▶ SET PROBLEM: Reproduce the listing exactly and skip over any pictures.
··· DATASET EXCERPT ···
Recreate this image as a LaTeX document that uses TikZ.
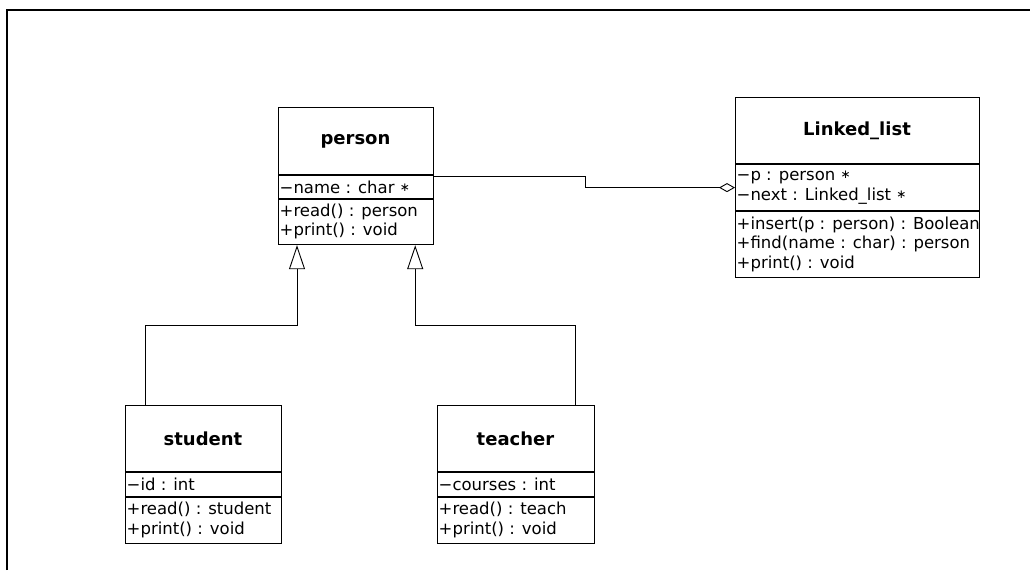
\documentclass[tikz,border=0pt]{standalone}
\usepackage{fontspec}
\setmainfont{DejaVu Sans}
\usetikzlibrary{arrows.meta}
% small raised asterisk used for pointer types
\newcommand{\ptrstar}{\raisebox{2pt}{\fontsize{12}{12}\selectfont ∗}}
\begin{document}
\begin{tikzpicture}[x=1pt,y=-1pt,
  classbox/.style={draw, line width=1.2pt, inner sep=0pt, anchor=north west},
  classtitle/.style={font=\fontsize{18}{20}\selectfont\bfseries, inner sep=0pt},
  members/.style={font=\fontsize{16.5}{19.5}\selectfont, align=left, anchor=west, inner xsep=1.5pt, inner ysep=0pt},
  compart/.style={line width=1.2pt},
  link/.style={line width=0.9pt},
  generalize/.style={link, -{Triangle[open, length=24pt, width=16pt, line width=0.9pt]}},
  aggregate/.style={link, -{Diamond[open, length=16pt, width=9pt, line width=0.9pt]}},
]
\useasboundingbox (0,0) rectangle (1030,570);
% outer frame (only top and left edges fall inside the page)
\draw[line width=2pt] (7,570) -- (7,10) -- (1030,10);

% class person
\node[classbox, minimum width=155pt, minimum height=137pt] (person) at (278,107) {};
\draw[compart] (278,175) -- (433,175);
\draw[compart] (278,199) -- (433,199);
\node[classtitle] (person-name) at (355.5,141) {person};
\node[members] (person-attr) at (278,187) {−name : char \ptrstar};
\node[members] (person-ops) at (278,221.5) {+read() : person\\+print() : void};

% class Linked_list
\node[classbox, minimum width=244pt, minimum height=180pt] (ll) at (735,97) {};
\draw[compart] (735,164) -- (979,164);
\draw[compart] (735,211) -- (979,211);
\node[classtitle] (ll-name) at (857,130.5) {Linked\_list};
\node[members] (ll-attr) at (735,187.5) {−p : person \ptrstar\\−next : Linked\_list \ptrstar};
\node[members] (ll-ops) at (735,244) {+insert(p : person) : Boolean\\+find(name : char) : person\\+print() : void};

% class student
\node[classbox, minimum width=156pt, minimum height=138pt] (student) at (125,405) {};
\draw[compart] (125,472) -- (281,472);
\draw[compart] (125,497) -- (281,497);
\node[classtitle] (student-name) at (203,438.5) {student};
\node[members] (student-attr) at (125,484.5) {−id : int};
\node[members] (student-ops) at (125,520) {+read() : student\\+print() : void};

% class teacher
\node[classbox, minimum width=157pt, minimum height=138pt] (teacher) at (437,405) {};
\draw[compart] (437,472) -- (594,472);
\draw[compart] (437,497) -- (594,497);
\node[classtitle] (teacher-name) at (515.5,438.5) {teacher};
\node[members] (teacher-attr) at (437,484.5) {−courses : int};
\node[members] (teacher-ops) at (437,520) {+read() : teach\\+print() : void};

% relations
\draw[aggregate] (person.east) -- ++(151,0) |- (ll.west);
\draw[generalize] ([xshift=20pt]student.north west) -- ++(0,-80) -| ([xshift=19pt]person.south west);
\draw[generalize] ([xshift=-20pt]teacher.north east) -- ++(0,-80) -| ([xshift=-19pt]person.south east);
\end{tikzpicture}
\end{document}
···
▶ OUTPUT FOR THIS TASK:
Recreate this image as a LaTeX document that uses TikZ.
\documentclass[tikz,border=0pt]{standalone}
\usepackage{fontspec}
\setmainfont{DejaVu Sans}
\usetikzlibrary{arrows.meta}
% small raised asterisk used for pointer types
\newcommand{\ptrstar}{\raisebox{2pt}{\fontsize{12}{12}\selectfont ∗}}
\begin{document}
\begin{tikzpicture}[x=1pt,y=-1pt,
  classbox/.style={draw, line width=1.2pt, inner sep=0pt, anchor=north west},
  classtitle/.style={font=\fontsize{18}{20}\selectfont\bfseries, inner sep=0pt},
  members/.style={font=\fontsize{16.5}{19.5}\selectfont, align=left, anchor=west, inner xsep=1.5pt, inner ysep=0pt},
  compart/.style={line width=1.2pt},
  link/.style={line width=0.9pt},
  generalize/.style={link, -{Triangle[open, length=24pt, width=16pt, line width=0.9pt]}},
  aggregate/.style={link, -{Diamond[open, length=16pt, width=9pt, line width=0.9pt]}},
]
\useasboundingbox (0,0) rectangle (1030,570);
% outer frame (only top and left edges fall inside the page)
\draw[line width=2pt] (7,570) -- (7,10) -- (1030,10);

% class person
\node[classbox, minimum width=155pt, minimum height=137pt] (person) at (278,107) {};
\draw[compart] (278,175) -- (433,175);
\draw[compart] (278,199) -- (433,199);
\node[classtitle] (person-name) at (355.5,141) {person};
\node[members] (person-attr) at (278,187) {−name : char \ptrstar};
\node[members] (person-ops) at (278,221.5) {+read() : person\\+print() : void};

% class Linked_list
\node[classbox, minimum width=244pt, minimum height=180pt] (ll) at (735,97) {};
\draw[compart] (735,164) -- (979,164);
\draw[compart] (735,211) -- (979,211);
\node[classtitle] (ll-name) at (857,130.5) {Linked\_list};
\node[members] (ll-attr) at (735,187.5) {−p : person \ptrstar\\−next : Linked\_list \ptrstar};
\node[members] (ll-ops) at (735,244) {+insert(p : person) : Boolean\\+find(name : char) : person\\+print() : void};

% class student
\node[classbox, minimum width=156pt, minimum height=138pt] (student) at (125,405) {};
\draw[compart] (125,472) -- (281,472);
\draw[compart] (125,497) -- (281,497);
\node[classtitle] (student-name) at (203,438.5) {student};
\node[members] (student-attr) at (125,484.5) {−id : int};
\node[members] (student-ops) at (125,520) {+read() : student\\+print() : void};

% class teacher
\node[classbox, minimum width=157pt, minimum height=138pt] (teacher) at (437,405) {};
\draw[compart] (437,472) -- (594,472);
\draw[compart] (437,497) -- (594,497);
\node[classtitle] (teacher-name) at (515.5,438.5) {teacher};
\node[members] (teacher-attr) at (437,484.5) {−courses : int};
\node[members] (teacher-ops) at (437,520) {+read() : teach\\+print() : void};

% relations
\draw[aggregate] (person.east) -- ++(151,0) |- (ll.west);
\draw[generalize] ([xshift=20pt]student.north west) -- ++(0,-80) -| ([xshift=19pt]person.south west);
\draw[generalize] ([xshift=-20pt]teacher.north east) -- ++(0,-80) -| ([xshift=-19pt]person.south east);
\end{tikzpicture}
\end{document}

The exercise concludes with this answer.